Not saying this is you, but most landlords are so clueless, that they wouldn't even know if they are making a loss.

MW
hum from last year: had a bit of work to do on flooring but managed 8k profit for a current value of 300k (paid 275k 3 years ago)-> so a still pathetic 2.7% return (aka inflation and that is it)
depreciation will add 1.5k as the cherry on the miserable cake.
So not that great return yet fully rented, nice location, etc
If I had to have a loan-> would be a loss/negative gearing;
I could max the loan there, make a loss, give 5% to the bank, have negative gearing, but not sure i would beat the 5% return (after tax) on any other investment I would take with that freed money so just keep the morgage to 0 and have a nice buffer ready to be used on the next market correction;
 
hum from last year: had a bit of work to do on flooring but managed 8k profit for a current value of 300k (paid 275k 3 years ago)-> so a still pathetic 2.7% return (aka inflation and that is it)
depreciation will add 1.5k as the cherry on the miserable cake.
So not that great return yet fully rented, nice location, etc
If I had to have a loan-> would be a loss/negative gearing;
I could max the loan there, make a loss, give 5% to the bank, have negative gearing, but not sure i would beat the 5% return (after tax) on any other investment I would take with that freed money so just keep the morgage to 0 and have a nice buffer ready to be used on the next market correction;

As long as people take into account wear and tear / replacement / renovation costs, inflation then it is fine.

Sure as you alerted to, opportunity cost is there, but that is just asset selection bs.

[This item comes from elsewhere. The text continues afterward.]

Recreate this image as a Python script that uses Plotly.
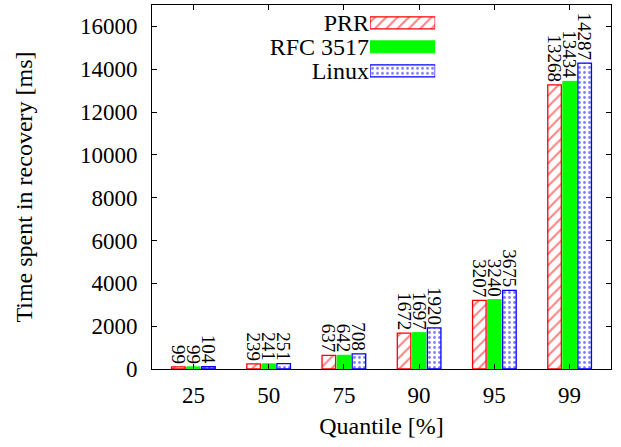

There is always an argument to be made retrospectively, but imo as long as I outperform inflation, I will never be hypercritical of opportunities I lost out to, otherwise you will believe you fail every year.

I have a similar buffer position at the moment it seems. I just don't have any decent non-business area where I am comfortable (ie shares or residential property) as I believe both are on shaky ground.

MW
 
I just don't have any decent non-business area where I am comfortable (ie shares or residential property) as I believe both are on shaky ground.

Can't you treat shares the same way as your other business interests?

I mean if you use your business skills to identify good share investments, you should feel comfortable in both areas.
 
Not saying this is you, but most landlords are so clueless, that they wouldn't even know if they are making a loss.

MW

Same with a lot of share investors, all they look at are share prices, they will panic sell if the share price falls even if their company is making good profits and expanding its business, or they will hold a stock thats going up even if its profits are not growing and the business doesn't justify the price.
 
It's rational to the extent that investors believe that capital appreciation adjusted for improvements will outweigh the net rent loss such that the total return meets whatever they might call a cost of capital. As to whether that's all rational or not...I'll leave it to you.

Yeah, I just don't know how much longer the capital growth party go on for when fewer and fewer locals can afford to buy, and renting is becoming the same.